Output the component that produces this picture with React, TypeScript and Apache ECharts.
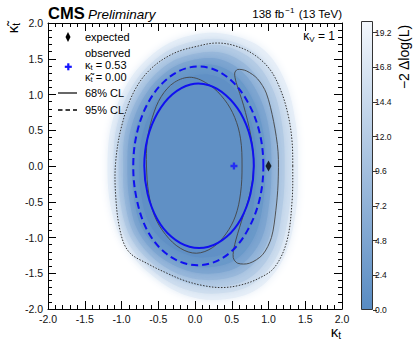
import React, { useEffect, useRef } from 'react';
import * as echarts from 'echarts';

// ---- data ----
const axisMin = -2;
const axisMax = 2;
const axisStep = 0.5;
const colorbarTicks = [0, 2.4, 4.8, 7.2, 9.6, 12.0, 14.4, 16.8, 19.2];
const colorbarMax = 20;

const expectedPoint: number[] = [1.0, 0.0];
const observedPoint: number[] = [0.53, 0.0];
const observedKt = '0.53';
const observedKtTilde = '0.00';

// observed 68% CL (blue solid)
const obs68: number[][] = [
  [0.80, 0.0], [0.755, 0.39], [0.62, 0.74], [0.42, 0.99], [0.19, 1.13], [-0.06, 1.14], [-0.31, 1.0],
  [-0.51, 0.74], [-0.645, 0.39], [-0.69, 0.0], [-0.645, -0.39], [-0.515, -0.74], [-0.32, -0.99],
  [-0.075, -1.13], [0.185, -1.13], [0.43, -0.99], [0.625, -0.74], [0.755, -0.39],
];
// observed 95% CL (blue dashed)
const obs95: number[][] = [
  [0.93, 0.0], [0.877, 0.474], [0.72, 0.89], [0.49, 1.20], [0.20, 1.37], [-0.11, 1.37], [-0.40, 1.20],
  [-0.635, 0.89], [-0.787, 0.474], [-0.84, 0.0], [-0.79, -0.48], [-0.645, -0.91], [-0.41, -1.21],
  [-0.11, -1.37], [0.20, -1.365], [0.49, -1.20], [0.72, -0.89], [0.877, -0.474],
];
// expected 68% CL, left lobe (thin black)
const exp68Left: number[][] = [
  [0.64, 0.0], [0.62, 0.38], [0.54, 0.68], [0.40, 0.93], [0.20, 1.13], [-0.05, 1.24], [-0.28, 1.17],
  [-0.46, 0.97], [-0.58, 0.68], [-0.65, 0.35], [-0.66, 0.0], [-0.63, -0.38], [-0.55, -0.70],
  [-0.40, -0.96], [-0.20, -1.15], [0.02, -1.22], [0.24, -1.14], [0.42, -0.95], [0.55, -0.70], [0.62, -0.38],
];
// expected 68% CL, right crescent (thin black)
const exp68Right: number[][] = [
  [0.58, 1.35], [0.70, 1.33], [0.85, 1.22], [0.97, 1.02], [1.07, 0.62], [1.13, 0.20], [1.13, -0.25],
  [1.10, -0.62], [1.04, -1.0], [0.92, -1.24], [0.74, -1.36], [0.58, -1.36], [0.52, -1.28],
  [0.54, -1.10], [0.63, -0.78], [0.74, -0.42], [0.80, 0.0], [0.76, 0.42], [0.66, 0.85], [0.56, 1.17], [0.54, 1.30],
];
// expected 95% CL (thin dotted)
const exp95: number[][] = [
  [1.33, 0.0], [1.32, 0.35], [1.27, 0.70], [1.17, 1.05], [1.02, 1.35], [0.80, 1.56], [0.55, 1.68],
  [0.30, 1.72], [0.05, 1.68], [-0.30, 1.57], [-0.62, 1.34], [-0.84, 1.02], [-1.00, 0.55],
  [-1.08, 0.05], [-1.08, -0.40], [-1.02, -0.90], [-0.90, -1.20], [-0.62, -1.38], [-0.38, -1.50],
  [-0.15, -1.60], [0.10, -1.67], [0.35, -1.70], [0.60, -1.67], [0.85, -1.58], [1.08, -1.42],
  [1.25, -1.05], [1.32, -0.50],
];

// -2 Delta log(L) bands (outer boundary of each level)
const bandLevels = [18.5, 15.5, 12, 8.5, 5, 2.5, 1];
const band1: number[][] = [[1.40, 0], [1.37, 0.6], [1.22, 1.2], [0.92, 1.64], [0.45, 1.84], [0.0, 1.84], [-0.45, 1.66], [-0.88, 1.22], [-1.13, 0.6], [-1.19, 0], [-1.14, -0.6], [-0.96, -1.10], [-0.62, -1.50], [-0.15, -1.80], [0.35, -1.87], [0.85, -1.72], [1.20, -1.3], [1.37, -0.65]];
const band2: number[][] = [[1.31, 0], [1.28, 0.58], [1.14, 1.13], [0.86, 1.55], [0.43, 1.76], [0.0, 1.75], [-0.42, 1.58], [-0.82, 1.17], [-1.06, 0.58], [-1.11, 0], [-1.07, -0.58], [-0.92, -1.06], [-0.60, -1.44], [-0.15, -1.72], [0.35, -1.78], [0.80, -1.64], [1.13, -1.23], [1.28, -0.62]];
const band3: number[][] = [[1.22, 0], [1.19, 0.55], [1.06, 1.07], [0.80, 1.47], [0.40, 1.68], [0.0, 1.66], [-0.40, 1.50], [-0.77, 1.11], [-0.99, 0.55], [-1.04, 0], [-1.01, -0.55], [-0.87, -1.01], [-0.56, -1.38], [-0.13, -1.63], [0.33, -1.69], [0.75, -1.56], [1.06, -1.17], [1.19, -0.58]];
const band4: number[][] = [[1.13, 0], [1.10, 0.52], [0.97, 1.00], [0.73, 1.38], [0.38, 1.58], [0.0, 1.57], [-0.38, 1.42], [-0.72, 1.05], [-0.94, 0.52], [-0.98, 0], [-0.95, -0.52], [-0.82, -0.97], [-0.53, -1.32], [-0.12, -1.55], [0.30, -1.59], [0.68, -1.47], [0.97, -1.10], [1.10, -0.55]];
const band5: number[][] = [[1.04, 0], [1.01, 0.5], [0.89, 0.94], [0.66, 1.30], [0.35, 1.49], [0.0, 1.49], [-0.36, 1.34], [-0.68, 0.99], [-0.88, 0.49], [-0.92, 0], [-0.89, -0.49], [-0.77, -0.92], [-0.50, -1.25], [-0.11, -1.46], [0.28, -1.50], [0.63, -1.38], [0.90, -1.03], [1.01, -0.52]];
const band6: number[][] = [[0.96, 0], [0.93, 0.47], [0.81, 0.88], [0.60, 1.22], [0.32, 1.40], [0.0, 1.40], [-0.34, 1.26], [-0.63, 0.93], [-0.82, 0.46], [-0.86, 0], [-0.83, -0.46], [-0.72, -0.87], [-0.47, -1.18], [-0.10, -1.38], [0.26, -1.41], [0.58, -1.29], [0.82, -0.96], [0.93, -0.49]];
const band7: number[][] = [[0.84, 0], [0.81, 0.42], [0.70, 0.80], [0.52, 1.10], [0.28, 1.26], [0.0, 1.27], [-0.30, 1.14], [-0.56, 0.84], [-0.72, 0.42], [-0.76, 0], [-0.73, -0.42], [-0.63, -0.79], [-0.41, -1.07], [-0.08, -1.25], [0.23, -1.27], [0.52, -1.16], [0.73, -0.87], [0.81, -0.44]];
const bands = [band1, band2, band3, band4, band5, band6, band7];

// ---- styling helpers ----
const FONT = '"Liberation Sans", Arial, Helvetica, sans-serif';
const cLow = [88, 139, 194];
const cHigh = [243, 247, 252];
function levelColor(v: number): string {
  const t = Math.max(0, Math.min(1, v / colorbarMax));
  const c = cLow.map((lo, i) => Math.round(lo + (cHigh[i] - lo) * t));
  return `rgb(${c[0]},${c[1]},${c[2]})`;
}

function polySeries(pts: number[][], style: any, z: number, smooth = 0.35) {
  return {
    type: 'custom',
    xAxisIndex: 0,
    yAxisIndex: 0,
    z,
    silent: true,
    clip: true,
    data: pts,
    renderItem: (params: any, api: any) => {
      if (params.dataIndex !== 0) return null;
      const points = pts.map((p) => api.coord(p));
      return { type: 'polygon', shape: { points, smooth }, style };
    },
  };
}

const fmt1 = (v: number) => (Math.round(v * 10) / 10).toFixed(1);

const axisCommon: any = {
  type: 'value',
  min: axisMin,
  max: axisMax,
  interval: axisStep,
  gridIndex: 0,
  z: 20,
  axisLine: { show: true, onZero: false, lineStyle: { color: '#000', width: 1 } },
  axisTick: { show: true, inside: true, length: 8, lineStyle: { color: '#000', width: 1 } },
  minorTick: { show: true, splitNumber: 5, length: 4, lineStyle: { color: '#000', width: 1 } },
  splitLine: { show: false },
  minorSplitLine: { show: false },
};

export default function App() {
  const ref = useRef<HTMLDivElement>(null);
  useEffect(() => {
    if (!ref.current) return;
    const chart = echarts.init(ref.current, null, { renderer: 'svg' });

    const gradStops = [0, 0.25, 0.5, 0.75, 1].map((o) => ({ offset: o, color: levelColor(colorbarMax * (1 - o)) }));

    const series: any[] = [];
    bands.forEach((b, i) => {
      const col = levelColor(bandLevels[i]);
      series.push(polySeries(b, { fill: col, stroke: 'none', shadowBlur: 9, shadowColor: col }, 1 + i * 0.01));
    });
    series.push(polySeries(exp95, { fill: 'none', stroke: '#333', lineWidth: 1, lineDash: [1.5, 1.5] }, 3));
    series.push(polySeries(exp68Left, { fill: 'none', stroke: '#444', lineWidth: 0.9 }, 3));
    series.push(polySeries(exp68Right, { fill: 'none', stroke: '#444', lineWidth: 0.9 }, 3, 0.3));
    series.push(polySeries(obs95, { fill: 'none', stroke: '#1010f0', lineWidth: 2, lineDash: [7, 4] }, 4));
    series.push(polySeries(obs68, { fill: 'none', stroke: '#1010f0', lineWidth: 2 }, 4));
    series.push({
      type: 'scatter', xAxisIndex: 0, yAxisIndex: 0, z: 10, silent: true,
      data: [expectedPoint], symbol: 'diamond', symbolSize: [6, 11], itemStyle: { color: '#000' },
    });
    series.push({
      type: 'scatter', xAxisIndex: 0, yAxisIndex: 0, z: 10, silent: true,
      data: [observedPoint], symbol: 'path://M2,0H4V2H6V4H4V6H2V4H0V2H2Z', symbolSize: 7,
      itemStyle: { color: '#1515ff' },
    });
    series.push({
      type: 'bar', xAxisIndex: 2, yAxisIndex: 2, silent: true, barWidth: '100%',
      data: [colorbarMax],
      itemStyle: { color: new echarts.graphic.LinearGradient(0, 0, 0, 1, gradStops), borderColor: '#333', borderWidth: 1 },
    });

    const legendFont = `11px ${FONT}`;
    const graphic: any[] = [
      { type: 'text', x: 48, y: 13, style: { text: 'CMS', font: `bold 16.5px ${FONT}`, fill: '#000', verticalAlign: 'middle' } },
      { type: 'text', x: 88, y: 14, style: { text: 'Preliminary', font: `italic 13.5px ${FONT}`, fill: '#000', verticalAlign: 'middle' } },
      {
        type: 'text', x: 342, y: 14,
        style: {
          text: '{a|138 fb}{b|−1}{a| (13 TeV)}', align: 'right', verticalAlign: 'middle', fill: '#000',
          rich: { a: { fontSize: 11.5, fontFamily: FONT, fill: '#000' }, b: { fontSize: 8, fontFamily: FONT, fill: '#000', padding: [0, 1, 7, 1] } },
        },
      },
      {
        type: 'text', x: 335, y: 36,
        style: {
          text: '{k|κ}{s|V}{n| = 1}', align: 'right', verticalAlign: 'middle',
          rich: { k: { fontSize: 12, fontFamily: FONT, fill: '#000' }, s: { fontSize: 8, fontFamily: FONT, fill: '#000', padding: [6, 0, 0, 0] }, n: { fontSize: 12, fontFamily: FONT, fill: '#000' } },
        },
      },
      {
        type: 'text', x: 341, y: 331,
        style: {
          text: '{k|κ}{s|t}', align: 'right', verticalAlign: 'middle',
          rich: { k: { fontSize: 15, fontFamily: FONT, fill: '#000' }, s: { fontSize: 10, fontFamily: FONT, fill: '#000', padding: [8, 0, 0, 0] } },
        },
      },
      {
        type: 'text', x: 12, y: 28, rotation: Math.PI / 2,
        style: {
          text: '{k|κ̃}{s|t}', align: 'center', verticalAlign: 'middle',
          rich: { k: { fontSize: 15, fontFamily: FONT, fill: '#000' }, s: { fontSize: 10, fontFamily: FONT, fill: '#000', padding: [8, 0, 0, 0] } },
        },
      },
      {
        type: 'text', x: 404, y: 57, rotation: Math.PI / 2,
        style: { text: '−2 Δlog(L)', font: `14px ${FONT}`, fill: '#000', align: 'center', verticalAlign: 'middle' },
      },
      // legend
      { type: 'polygon', shape: { points: [[68, 32], [70.5, 37], [68, 42], [65.5, 37]] }, style: { fill: '#000' } },
      { type: 'text', x: 85, y: 37, style: { text: 'expected', font: legendFont, fill: '#000', verticalAlign: 'middle' } },
      { type: 'rect', shape: { x: 64.8, y: 65.7, width: 7, height: 2.2 }, style: { fill: '#1515ff' } },
      { type: 'rect', shape: { x: 67.2, y: 63.3, width: 2.2, height: 7 }, style: { fill: '#1515ff' } },
      { type: 'text', x: 85, y: 53, style: { text: 'observed', font: legendFont, fill: '#000', verticalAlign: 'middle' } },
      {
        type: 'text', x: 85, y: 65,
        style: {
          text: `{k|κ}{s|t}{n| = ${observedKt}}`, verticalAlign: 'middle',
          rich: { k: { fontSize: 11, fontFamily: FONT, fill: '#000' }, s: { fontSize: 7.5, fontFamily: FONT, fill: '#000', padding: [5, 0, 0, 0] }, n: { fontSize: 11, fontFamily: FONT, fill: '#000' } },
        },
      },
      {
        type: 'text', x: 85, y: 77,
        style: {
          text: `{k|κ̃}{s|t}{n| = ${observedKtTilde}}`, verticalAlign: 'middle',
          rich: { k: { fontSize: 11, fontFamily: FONT, fill: '#000' }, s: { fontSize: 7.5, fontFamily: FONT, fill: '#000', padding: [5, 0, 0, 0] }, n: { fontSize: 11, fontFamily: FONT, fill: '#000' } },
        },
      },
      { type: 'line', shape: { x1: 58, y1: 93, x2: 77, y2: 93 }, style: { stroke: '#000', lineWidth: 1.2 } },
      { type: 'text', x: 85, y: 93, style: { text: '68% CL', font: legendFont, fill: '#000', verticalAlign: 'middle' } },
      { type: 'line', shape: { x1: 58, y1: 110, x2: 77, y2: 110 }, style: { stroke: '#000', lineWidth: 1.4, lineDash: [4.5, 3] } },
      { type: 'text', x: 85, y: 110, style: { text: '95% CL', font: legendFont, fill: '#000', verticalAlign: 'middle' } },
    ].map((g) => ({ ...g, z: 100 }));

    const option: any = {
      animation: false,
      textStyle: { fontFamily: FONT },
      grid: [
        { left: 48, top: 23, width: 294, height: 286, containLabel: false },
        { left: 361, top: 21, width: 12, height: 289, containLabel: false },
      ],
      xAxis: [
        { ...axisCommon, position: 'bottom', axisLabel: { show: true, formatter: fmt1, fontSize: 10.5, color: '#111', margin: 4 } },
        { ...axisCommon, position: 'top', axisLabel: { show: false } },
        { type: 'category', gridIndex: 1, data: ['cb'], show: false },
      ],
      yAxis: [
        { ...axisCommon, position: 'left', axisLabel: { show: true, formatter: fmt1, fontSize: 10.5, color: '#111', margin: 5 } },
        { ...axisCommon, position: 'right', axisLabel: { show: false } },
        {
          type: 'value', gridIndex: 1, position: 'right', min: colorbarTicks[0], max: colorbarMax,
          interval: colorbarTicks[1] - colorbarTicks[0],
          axisLine: { show: false },
          axisTick: { show: true, inside: false, length: 4, lineStyle: { color: '#333' } },
          splitLine: { show: false },
          axisLabel: { show: true, showMaxLabel: false, formatter: fmt1, fontSize: 8.5, color: '#111', margin: 2 },
        },
      ],
      series,
      graphic,
    };
    chart.setOption(option);
    return () => chart.dispose();
  }, []);
  return <div ref={ref} style={{ position: 'absolute', left: 0, top: 0, width: 413, height: 340 }} />;
}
# # # #
Exercise prompt:
Leave out the pictures and restate, word for word, the lines from the top of the data through the line containing "const colorbarMax = 20;", both included.

The output:
Output the component that produces this picture with React, TypeScript and Apache ECharts.
import React, { useEffect, useRef } from 'react';
import * as echarts from 'echarts';

// ---- data ----
const axisMin = -2;
const axisMax = 2;
const axisStep = 0.5;
const colorbarTicks = [0, 2.4, 4.8, 7.2, 9.6, 12.0, 14.4, 16.8, 19.2];
const colorbarMax = 20;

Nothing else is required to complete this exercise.